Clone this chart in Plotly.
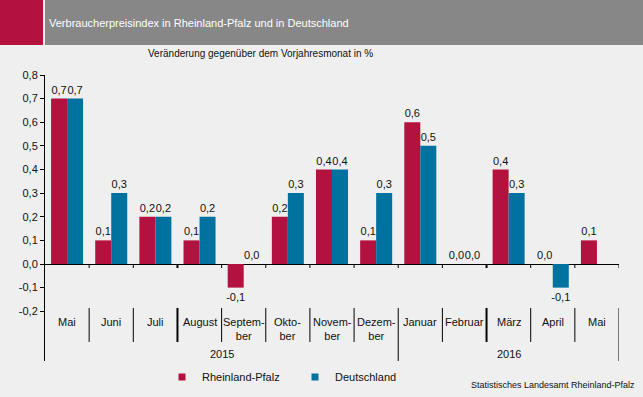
import plotly.graph_objects as go

# ---------------- data ----------------
months = ["Mai", "Juni", "Juli", "August", "Septem-<br>ber", "Okto-<br>ber", "Novem-<br>ber",
          "Dezem-<br>ber", "Januar", "Februar", "März", "April", "Mai"]
years = ["2015"] * 8 + ["2016"] * 5
rlp = [0.7, 0.1, 0.2, 0.1, -0.1, 0.2, 0.4, 0.1, 0.6, 0.0, 0.4, 0.0, 0.1]
de = [0.7, 0.3, 0.2, 0.2, 0.0, 0.3, 0.4, 0.3, 0.5, 0.0, 0.3, -0.1, None]
series_names = ["Rheinland-Pfalz", "Deutschland"]
y_ticks = [-0.2, -0.1, 0.0, 0.1, 0.2, 0.3, 0.4, 0.5, 0.6, 0.7, 0.8]
title = "Verbraucherpreisindex in Rheinland-Pfalz und in Deutschland"
subtitle = "Veränderung gegenüber dem Vorjahresmonat in %"
source = "Statistisches Landesamt Rheinland-Pfalz"

# ---------------- style ----------------
RED = "#b4123e"
BLUE = "#0072a0"
BG = "#eeefee"
FONT = "Liberation Sans, Arial, sans-serif"
W, H = 643, 397
ML, MR, MT, MB = 45, 24, 75, 36


def fmt(v):
    return "" if v is None else f"{v:.1f}".replace(".", ",")


def px(x):
    return (x - ML) / (W - ML - MR)


def py(y):
    return (H - MB - y) / (H - MT - MB)


cats = [f"{m}|{y}" for m, y in zip(months, years)]

fig = go.Figure()
for name, vals, col in [(series_names[0], rlp, RED), (series_names[1], de, BLUE)]:
    fig.add_trace(go.Bar(
        x=cats, y=vals, name=name, marker=dict(color=col, line=dict(width=0)),
        text=[fmt(v) for v in vals], textposition="outside", cliponaxis=False,
        constraintext="none", textfont=dict(family=FONT, size=11, color="#111111"),
        showlegend=False, hoverinfo="skip"))
    fig.add_trace(go.Scatter(
        x=[None], y=[None], mode="markers", name=name,
        marker=dict(symbol="square", size=7, color=col)))

y_lo = -0.4106
shapes = []
# header
shapes.append(dict(type="rect", xref="paper", yref="paper", x0=px(0), x1=px(43), y0=py(45), y1=py(0),
                   fillcolor=RED, line=dict(width=0), layer="below"))
shapes.append(dict(type="rect", xref="paper", yref="paper", x0=px(45), x1=px(643), y0=py(45), y1=py(0),
                   fillcolor="#878787", line=dict(width=0), layer="below"))
n = len(cats)
for i in range(n):
    b = i + 0.5
    thick = i in (2, 9)
    w = 2 if thick else 1
    # tick on zero line
    shapes.append(dict(type="line", xref="x", yref="y", ysizemode="pixel", yanchor=0,
                       x0=b, x1=b, y0=0, y1=-4, line=dict(color="black", width=w)))
    # separator in label area
    long = (i == 7) or (i == n - 1)
    shapes.append(dict(type="line", xref="x", yref="y", x0=b, x1=b, y0=-0.186,
                       y1=(y_lo if long else -0.33), line=dict(color="black", width=w)))

annotations = []
for c, m in zip(cats, months):
    annotations.append(dict(x=c, y=-0.2112, xref="x", yref="y", text=m, showarrow=False,
                            yanchor="top", font=dict(family=FONT, size=11, color="#111111")))
annotations.append(dict(x=3.5, y=-0.381, xref="x", yref="y", text=years[0], showarrow=False,
                        yanchor="middle", font=dict(family=FONT, size=11, color="#111111")))
annotations.append(dict(x=10, y=-0.381, xref="x", yref="y", text=years[-1], showarrow=False,
                        yanchor="middle", font=dict(family=FONT, size=11, color="#111111")))
annotations.append(dict(x=px(47), y=py(23), xref="paper", yref="paper", text=title, showarrow=False,
                        xanchor="left", yanchor="middle", font=dict(family=FONT, size=11, color="white")))
annotations.append(dict(x=px(260), y=py(53), xref="paper", yref="paper", text=subtitle, showarrow=False,
                        xanchor="center", yanchor="middle", font=dict(family=FONT, size=10, color="#111111")))
annotations.append(dict(x=px(637), y=py(385), xref="paper", yref="paper", text=source, showarrow=False,
                        xanchor="right", yanchor="middle", font=dict(family=FONT, size=9, color="#111111")))

fig.update_layout(
    width=W, height=H, margin=dict(l=ML, r=MR, t=MT, b=MB, pad=0, autoexpand=False),
    paper_bgcolor=BG, plot_bgcolor=BG,
    barmode="group", bargap=0.275, bargroupgap=0,
    font=dict(family=FONT, size=11, color="#111111"),
    showlegend=True,
    legend=dict(orientation="h", x=px(162), y=py(377), xref="paper", yref="paper",
                yanchor="middle", xanchor="left", bgcolor="rgba(0,0,0,0)",
                itemwidth=30, entrywidth=88, entrywidthmode="pixels",
                font=dict(family=FONT, size=11, color="#111111")),
    xaxis=dict(type="category", categoryorder="array", categoryarray=cats,
               showticklabels=False, showline=False, ticks="", showgrid=False,
               zeroline=False, range=[-0.5, n - 0.5], fixedrange=True),
    yaxis=dict(range=[y_lo, 0.8], tickvals=y_ticks, ticktext=[fmt(v) for v in y_ticks],
               showline=True, linecolor="black", linewidth=1, ticks="outside", ticklen=4,
               tickcolor="black", showgrid=False, zeroline=True, zerolinecolor="black",
               zerolinewidth=1, tickfont=dict(family=FONT, size=11, color="#111111"),
               fixedrange=True),
    shapes=shapes, annotations=annotations,
)

fig.write_html("out.html", config={"displayModeBar": False},
               post_script="document.body.style.margin='0';document.body.style.padding='0';")
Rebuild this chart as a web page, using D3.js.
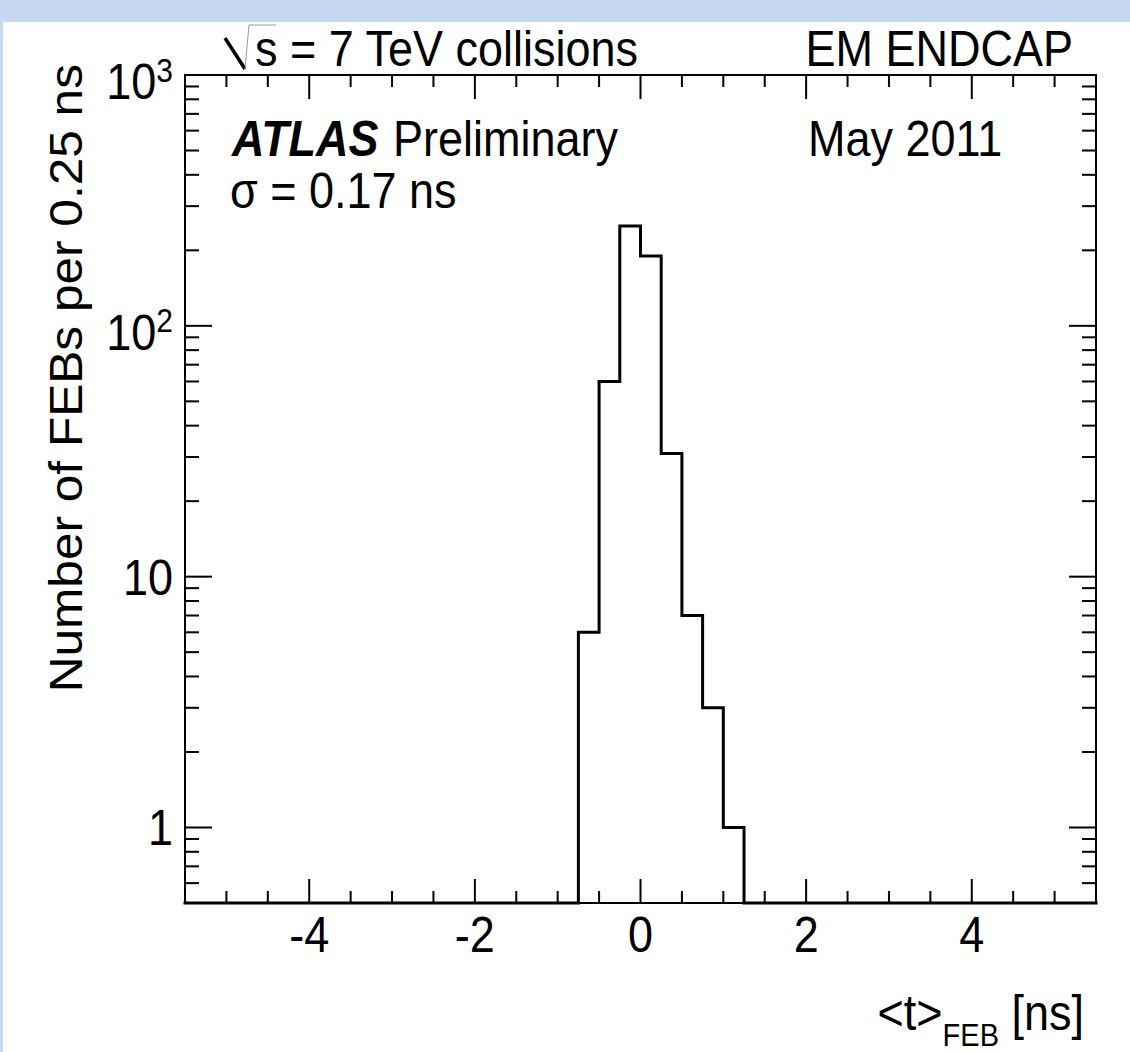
<!DOCTYPE html>
<html>
<head>
<meta charset="utf-8">
<script src="https://cdn.jsdelivr.net/npm/d3@7"></script>
<style>
  html, body { margin: 0; padding: 0; background: #c6d9f1; }
  svg { display: block; }
  text { font-family: "Liberation Sans", Arial, Helvetica, sans-serif; fill: #000; }
</style>
</head>
<body>
<svg id="chart" width="1130" height="1052"></svg>
<script>
// ── Data ─────────────────────────────────────────────────────
const binWidth  = 0.25;
const binStarts = [-0.75, -0.5, -0.25, 0, 0.25, 0.5, 0.75, 1.0];
const counts    = [6, 60, 250, 190, 31, 7, 3, 1];

const xDomain     = [-5.5, 5.5];
const yDomain     = [0.5, 1000];
const xMajorTicks = [-4, -2, 0, 2, 4];
const yMajorTicks = [1, 10, 100, 1000];
const yTickBase   = ["1", "10", "10", "10"];
const yTickExp    = ["", "", "2", "3"];

// ── Setup ────────────────────────────────────────────────────
const W = 1130, H = 1052;
const m = { top: 75, right: 34, bottom: 149, left: 185 };
const iw = W - m.left - m.right;
const ih = H - m.top - m.bottom;
const SY = 1.09;   // glyphs in the picture are a bit taller than wide

const svg = d3.select("#chart");
svg.append("rect").attr("x", 3).attr("y", 22).attr("width", W - 3).attr("height", H - 22).attr("fill", "#fff");

const g = svg.append("g").attr("transform", `translate(${m.left},${m.top})`);

const x = d3.scaleLinear().domain(xDomain).range([0, iw]);
const y = d3.scaleLog().domain(yDomain).range([ih, 0]);

// text helper: stretched slightly in y, anchored at the baseline
function label(parent, tx, ty, str, size, anchor) {
    return parent.append("text")
        .attr("transform", `translate(${tx},${ty}) scale(1,${SY})`)
        .attr("text-anchor", anchor || "start")
        .attr("font-size", size)
        .text(str);
}

// Histogram (step line along the bottom where bins are empty)
const pts = [[xDomain[0], yDomain[0]], [binStarts[0], yDomain[0]]];
binStarts.forEach((b, i) => {
    pts.push([b, counts[i]]);
    pts.push([b + binWidth, counts[i]]);
});
const lastEdge = binStarts[binStarts.length - 1] + binWidth;
pts.push([lastEdge, yDomain[0]], [xDomain[1], yDomain[0]]);

g.append("path")
    .datum(pts)
    .attr("fill", "none").attr("stroke", "#000").attr("stroke-width", 3)
    .attr("stroke-linejoin", "miter").attr("stroke-linecap", "square")
    .attr("d", d3.line().x(d => x(d[0])).y(d => y(d[1])));

// Ticks
const tickG = g.append("g").attr("stroke", "#000").attr("stroke-width", 2);
const xMinor = d3.range(-5, 5.01, 0.5).filter(v => !xMajorTicks.includes(v));
xMinor.forEach(v => {
    tickG.append("line").attr("x1", x(v)).attr("x2", x(v)).attr("y1", ih).attr("y2", ih - 12);
    tickG.append("line").attr("x1", x(v)).attr("x2", x(v)).attr("y1", 0).attr("y2", 12);
});
xMajorTicks.forEach(v => {
    tickG.append("line").attr("x1", x(v)).attr("x2", x(v)).attr("y1", ih).attr("y2", ih - 24);
    tickG.append("line").attr("x1", x(v)).attr("x2", x(v)).attr("y1", 0).attr("y2", 24);
});

const yMinor = [];
[0.1, 1, 10, 100].forEach(d => {
    for (let k = 2; k <= 9; k++) {
        const v = k * d;
        if (v >= yDomain[0] && v <= yDomain[1]) yMinor.push(v);
    }
});
yMinor.forEach(v => {
    tickG.append("line").attr("x1", 0).attr("x2", 14).attr("y1", y(v)).attr("y2", y(v));
    tickG.append("line").attr("x1", iw).attr("x2", iw - 14).attr("y1", y(v)).attr("y2", y(v));
});
yMajorTicks.forEach(v => {
    tickG.append("line").attr("x1", 0).attr("x2", 27).attr("y1", y(v)).attr("y2", y(v));
    tickG.append("line").attr("x1", iw).attr("x2", iw - 27).attr("y1", y(v)).attr("y2", y(v));
});

// Frame
g.append("rect").attr("width", iw).attr("height", ih)
    .attr("fill", "none").attr("stroke", "#000").attr("stroke-width", 2);

// Tick labels
xMajorTicks.forEach(v => label(g, x(v), ih + 49, v, 45, "middle"));

yMajorTicks.forEach((v, i) => {
    const t = label(g, -12, y(v) + (yTickExp[i] ? 24 : 18), null, 45, "end");
    t.append("tspan").text(yTickBase[i]);
    if (yTickExp[i]) t.append("tspan").attr("font-size", 30).attr("dy", -16).text(yTickExp[i]);
});

// Axis titles
svg.append("text")
    .attr("transform", `translate(82,64) scale(1,${SY}) rotate(-90)`)
    .attr("text-anchor", "end").attr("font-size", 45.5)
    .text("Number of FEBs per 0.25 ns");

const xt = label(svg, 1084, 1030, null, 45, "end");
xt.append("tspan").text("<t>");
xt.append("tspan").attr("font-size", 29).attr("dy", 15).text("FEB");
xt.append("tspan").attr("dy", -15).text(" [ns]");

// Labels
svg.append("path").attr("d", "M225,38 L245,69").attr("stroke", "#000").attr("stroke-width", 3.5).attr("fill", "none");
svg.append("path").attr("d", "M245,69 L249,25 L276,25").attr("stroke", "#999").attr("stroke-width", 1).attr("fill", "none");
label(svg, 255, 66, "s = 7 TeV collisions", 45);
label(svg, 1073, 66, "EM ENDCAP", 45, "end");

label(svg, 232, 156, "ATLAS", 45).attr("font-weight", "bold").attr("font-style", "italic");
label(svg, 393, 156, "Preliminary", 45);
label(svg, 808, 156, "May 2011", 45);
label(svg, 230, 208, "σ = 0.17 ns", 45);
</script>
</body>
</html>
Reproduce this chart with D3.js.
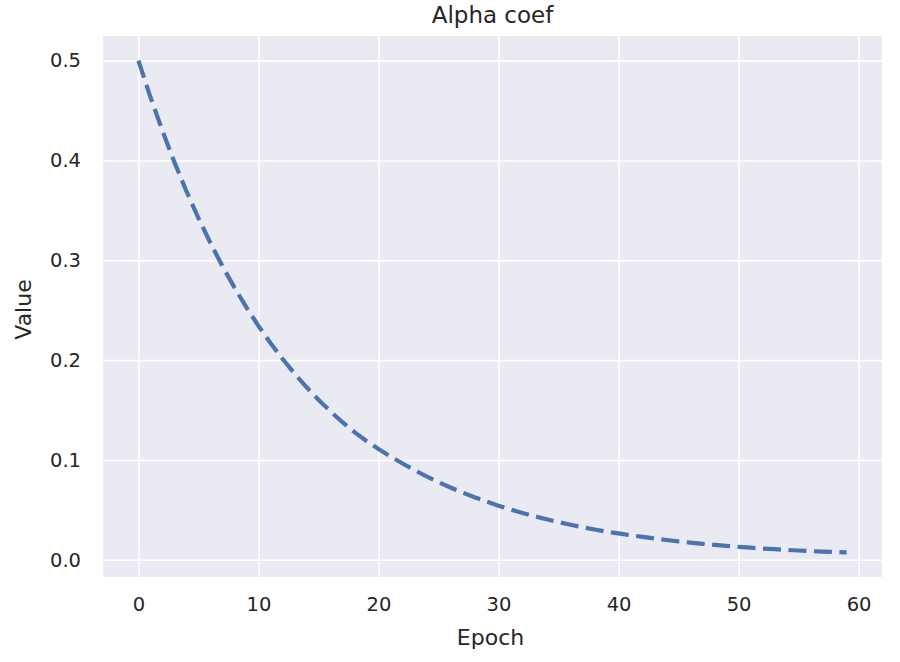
<!DOCTYPE html>
<html><head><meta charset="utf-8">
<script src="https://cdn.jsdelivr.net/npm/d3@7"></script>
<style>body{margin:0;background:#fff}</style>
</head><body>
<svg id="chart" width="900" height="662"></svg>
<script>
const epochs = [0,1,2,3,4,5,6,7,8,9,10,11,12,13,14,15,16,17,18,19,20,21,22,23,24,25,26,27,28,29,30,31,32,33,34,35,36,37,38,39,40,41,42,43,44,45,46,47,48,49,50,51,52,53,54,55,56,57,58,59];
const alphaValues = [0.5000,0.4635,0.4297,0.3983,0.3692,0.3423,0.3173,0.2941,0.2727,0.2528,
  0.2343,0.2172,0.2013,0.1866,0.1730,0.1604,0.1487,0.1378,0.1278,0.1190,
  0.1110,0.1035,0.0965,0.0898,0.0836,0.0778,0.0724,0.0674,0.0627,0.0583,
  0.0542,0.0504,0.0469,0.0436,0.0406,0.0377,0.0351,0.0326,0.0303,0.0282,
  0.0264,0.0246,0.0229,0.0213,0.0198,0.0184,0.0172,0.0160,0.0149,0.0139,
  0.0130,0.0121,0.0113,0.0106,0.0099,0.0093,0.0087,0.0082,0.0078,0.0074];
const xTicks = [0,10,20,30,40,50,60];
const yTicks = [0.0,0.1,0.2,0.3,0.4,0.5];
const title = "Alpha coef", xLabel = "Epoch", yLabel = "Value";

const svg = d3.select("#chart");
const m = {left:103, right:18, top:36, bottom:85};
const W = 900, H = 662;
const iw = W - m.left - m.right, ih = H - m.top - m.bottom;
const g = svg.append("g").attr("transform", `translate(${m.left},${m.top})`);
const font = "DejaVu Sans, sans-serif";
const txt = "#262626";

const [x0,x1] = d3.extent(epochs), xp = (x1-x0)*0.05;
const [y0,y1] = d3.extent(alphaValues), yp = (y1-y0)*0.05;
const x = d3.scaleLinear().domain([x0-xp, x1+xp]).range([0, iw]);
const y = d3.scaleLinear().domain([y0-yp, y1+yp]).range([ih, 0]);

g.append("rect").attr("width", iw).attr("height", ih).attr("fill", "#EAEAF2");

const xa = g.append("g").attr("transform", `translate(0,${ih})`)
  .call(d3.axisBottom(x).tickValues(xTicks).tickSize(-ih).tickPadding(20).tickFormat(d3.format("d")));
const ya = g.append("g")
  .call(d3.axisLeft(y).tickValues(yTicks).tickSize(-iw).tickPadding(22).tickFormat(d3.format(".1f")));
[xa, ya].forEach(a => {
  a.select(".domain").remove();
  a.selectAll(".tick line").attr("stroke", "#fff").attr("stroke-width", 1.6);
  a.selectAll(".tick text").attr("fill", txt).style("font-family", font).style("font-size", "19.5px");
});

const line = d3.line().x((d,i) => x(epochs[i])).y(d => y(d));
g.append("path").datum(alphaValues).attr("d", line)
  .attr("fill", "none").attr("stroke", "#4C72B0").attr("stroke-width", 4.2)
  .attr("stroke-dasharray", "18,7.5");

svg.append("text").attr("x", m.left + iw/2).attr("y", 23).attr("text-anchor", "middle")
  .attr("fill", txt).style("font-family", font).style("font-size", "23px").text(title);
svg.append("text").attr("x", m.left + iw/2 - 2).attr("y", 645).attr("text-anchor", "middle")
  .attr("fill", txt).style("font-family", font).style("font-size", "22px").text(xLabel);
svg.append("text").attr("transform", `translate(31,${m.top + ih/2 + 3}) rotate(-90)`).attr("text-anchor", "middle")
  .attr("fill", txt).style("font-family", font).style("font-size", "22px").text(yLabel);
</script>
</body></html>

..............................

* Exercise instructions *
Take the lines above from the top of the records through the one with "import plotly.graph_objects as go" and repeat them exactly, without any pictures.

* Solution to this problem *
Clone this chart in Plotly.
import plotly.graph_objects as go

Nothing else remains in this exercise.